TANZANIA: Gay question is ‘not central to faith’ says Tanzanian bishop

TANZANIA: Gay question is ‘not central to faith’ says Tanzanian bishop
http://www.churchtimes.co.uk/content.asp?id=32751

by Pat Ashworth
The Church Times
2/2/2007


THE Bishop of Central Tanganyika, the Rt Revd Godfrey Mdimi Mhogolo, has dissociated his diocese from the statement issued in December by the House of Bishops of Tanzania, the province where the Primates Meeting is to be held this month.

The Bishops declared a “severely impaired” relationship with the Episcopal Church in the United States (ECUSA), and announced that Tanzania would not knowingly accept any money from dioceses, parishes, bishops, and individuals that “condone homosexual practice or bless same-sex unions”. They described ECUSA’s response to the Windsor report as “a failure to register honest repentance for their actions” (News, 15 December).

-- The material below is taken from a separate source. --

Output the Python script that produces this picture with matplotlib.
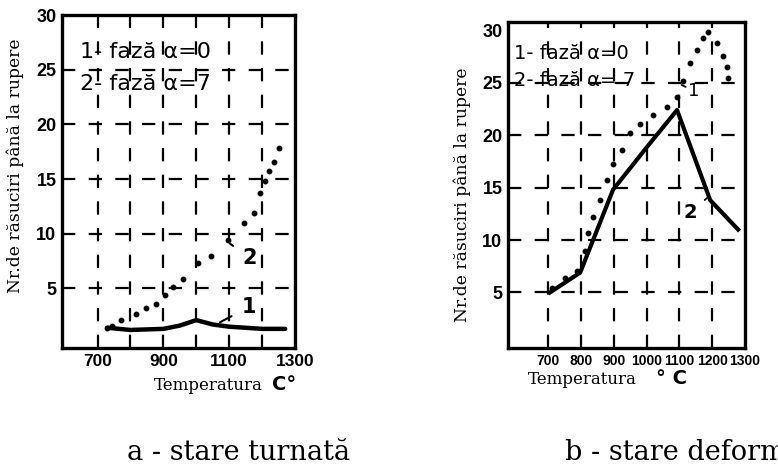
import matplotlib.pyplot as plt
import numpy as np

# --- panel a (cast state) ---
a_temp_1 = [730, 800, 900, 950, 1000, 1050, 1100, 1200, 1270]
a_twist_1 = [1.4, 1.2, 1.3, 1.6, 2.1, 1.7, 1.5, 1.3, 1.3]
a_temp_2 = [730, 745, 772, 817, 846, 877, 906, 930, 960, 1005, 1044, 1095,
            1146, 1176, 1194, 1209, 1221, 1236, 1251]
a_twist_2 = [1.4, 1.6, 2.1, 2.7, 3.2, 3.6, 4.4, 5.1, 5.9, 7.3, 8.0, 9.4,
             11.0, 11.9, 13.7, 14.8, 15.7, 16.6, 17.8]

# --- panel b (deformed state) ---
b_temp_1 = [712, 752, 788, 813, 822, 837, 859, 880, 898, 926, 950, 980, 1020,
            1063, 1093, 1112, 1133, 1154, 1172, 1188, 1215, 1233, 1245, 1249]
b_twist_1 = [5.4, 6.4, 7.0, 9.0, 10.7, 12.2, 13.8, 15.7, 17.3, 18.6, 20.2, 21.1,
             21.9, 22.7, 23.6, 25.2, 26.9, 28.1, 29.3, 29.8, 28.8, 27.6, 26.5, 25.5]
b_temp_2 = [706, 798, 898, 1002, 1093, 1194, 1279]
b_twist_2 = [5.0, 6.9, 14.8, 18.9, 22.4, 13.8, 11.0]

y_ticks = [5, 10, 15, 20, 25, 30]
grid_x = [700, 800, 900, 1000, 1100, 1200]
grid_y = [5, 10, 15, 20, 25]
a_xticks = [700, 900, 1100, 1300]
b_xticks = [700, 800, 900, 1000, 1100, 1200, 1300]

SERIF = "DejaVu Serif"
TICKF = "Liberation Sans"

W, H = 778, 466
fig = plt.figure(figsize=(W / 100, H / 100), dpi=100)


def px_axes(left, top, right, bottom):
    return fig.add_axes([left / W, (H - bottom) / H, (right - left) / W, (bottom - top) / H])


def style_axes(ax, xlim, ylim, xticks, xfs):
    ax.set_xlim(*xlim)
    ax.set_ylim(*ylim)
    for s in ax.spines.values():
        s.set_linewidth(2.4)
    for gx in grid_x:
        ax.axvline(gx, color="black", lw=1.6, ls=(0, (6, 6)), zorder=1)
    for gy in grid_y:
        ax.axhline(gy, color="black", lw=1.6, ls=(0, (6, 6)), zorder=1)
    ax.set_yticks(y_ticks)
    ax.set_yticklabels([str(t) for t in y_ticks], fontsize=13, fontweight="bold", family=TICKF)
    ax.set_xticks(xticks)
    ax.set_xticklabels([str(t) for t in xticks], fontsize=xfs, fontweight="bold", family=TICKF)
    ax.tick_params(length=0, pad=4)
    ax.set_ylabel("Nr.de răsuciri până la rupere", family=SERIF, fontsize=12.3, va="center")


def fig_text(x, y, s, **kw):
    fig.text(x / W, 1 - y / H, s, **kw)


# panel a
ax1 = px_axes(62, 15, 295, 348)
style_axes(ax1, (592, 1300), (-0.45, 30), a_xticks, 12.5)
ax1.yaxis.set_label_coords(-0.2, 0.547)
ax1.plot(a_temp_1, a_twist_1, color="black", lw=3.2, solid_capstyle="round", zorder=3)
ax1.plot(a_temp_2, a_twist_2, color="black", lw=0, marker="o", ms=3.2, zorder=3)
ax1.text(647, 26.6, "1- fază α=0", fontsize=16, va="center", zorder=4)
ax1.text(647, 23.7, "2- fază α=7", fontsize=16, va="center", zorder=4)
ax1.annotate("1", xy=(1072, 1.9), xytext=(1160, 3.3), ha="center", va="center",
             fontsize=15, fontweight="bold",
             arrowprops=dict(arrowstyle="-", lw=1.5, color="black", shrinkA=6, shrinkB=0), zorder=4)
ax1.annotate("2", xy=(1102, 9.1), xytext=(1163, 7.8), ha="center", va="center",
             fontsize=15, fontweight="bold",
             arrowprops=dict(arrowstyle="-", lw=1.5, color="black", shrinkA=6, shrinkB=0), zorder=4)
fig_text(208, 386, "Temperatura", family=SERIF, fontsize=12, ha="center", va="center")
fig_text(284, 385, "C°", fontsize=14, fontweight="bold", ha="center", va="center")

# panel b
ax2 = px_axes(508, 22, 745, 348)
style_axes(ax2, (578, 1300), (-0.3, 30.8), b_xticks, 10)
ax2.yaxis.set_label_coords(-0.194, 0.47)
ax2.plot(b_temp_2, b_twist_2, color="black", lw=3.0, zorder=3)
ax2.plot(b_temp_1, b_twist_1, color="black", lw=0, marker="o", ms=3.2, zorder=3)
ax2.text(595, 27.8, "1- fază α=0", fontsize=14, va="center", zorder=4)
ax2.text(595, 25.2, "2- fază α= 7", fontsize=14, va="center", zorder=4)
ax2.annotate("1", xy=(1107, 24.8), xytext=(1145, 24.2), ha="center", va="center",
             fontsize=13,
             arrowprops=dict(arrowstyle="-", lw=1.3, color="black", shrinkA=5, shrinkB=0), zorder=4)
ax2.annotate("2", xy=(1184, 14.0), xytext=(1132, 12.6), ha="center", va="center",
             fontsize=14, fontweight="bold",
             arrowprops=dict(arrowstyle="-", lw=1.3, color="black", shrinkA=5, shrinkB=0), zorder=4)
fig_text(582, 380, "Temperatura", family=SERIF, fontsize=12, ha="center", va="center")
fig_text(672, 379, "° C", fontsize=14, fontweight="bold", ha="center", va="center")

# captions
fig_text(127, 460, "a - stare turnată", family=SERIF, fontsize=19.5, va="baseline")
fig_text(565, 460, "b - stare deformată", family=SERIF, fontsize=19.5, va="baseline")

fig.savefig("out.png", dpi=100)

In a long and reflective letter to the Anglican Communion, dated 26 January, Bishop Mdimi sets out Tanganyika’s position on matters of faith: “We try to express Jesus Christ in the sufferings and challenges of our communities. We cry with those who cry, and bring hope for a better future to those who suffer.

“We share the sufferings and hurts of the people we serve, and become a prayerful sign before God on behalf of them all. We also work for the hope of glory in trying to transform the lives of our people, regardless of their colour, gender, religion, sexual orientation, and social status.”

The Bishop goes on to list the many friendly governments, secular and Christian organisations, and friends who work with the diocese in health, education, and agriculture, and are partners in trying to achieve the Millennium Development Goals. ECUSA is only a small part of its funding partnership operation, he writes. “Why should we single out ECUSA and treat it differently?”

Bishop Mdimi goes on: “We live in our cultural context where gays and lesbians are regarded as criminals, punishable by long-term imprisonments. We also live in a country where gays and lesbians are violently persecuted, mistreated, hated, and ostracised. . . We as Black Africans know the hurts and permanent damage caused by our past experiences, which still linger on to the present. . . We have gone through that, and we don’t want to go that way again.”

The Bishop concludes that the issue of homosexuality “is not fundamental to the Christian faith, although many try to make it that way”. He also writes that although the House of Bishops’ statement carries weight, it “does not express the will and wishes of the whole Anglican Church of Tanzania”.

His comments became public in the same week as the former Archbishop of Cape Town, Dr Desmond Tutu, berated African Churches for focusing on homosexuality at the expense of the pressing needs of South Africa.

Dr Tutu told a press conference at the World Social Forum in Nairobi: “I am deeply, deeply distressed that in the face of the most horrendous problems - we’ve got poverty, we’ve got conflict and war, we’ve got HIV/AIDS - and what do we concentrate on? We concentrate on what you are doing in bed.”

He recalled the persecution of Africans on racial grounds, and said: “I would find it quite unacceptable to condemn, persecute a minority that had already been persecuted.”

Meanwhile, the Presiding Bishop of ECUSA, Dr Katharine Jefferts Schori, has told the US Episcopalian magazine The Living Church that she had not taken personally statements by some Global South Primates that they would “refuse to sit with her” at the same table in Tanzania.

The comments were disrespectful of her office, she told the publication, but “I’m a person who lives in hope.”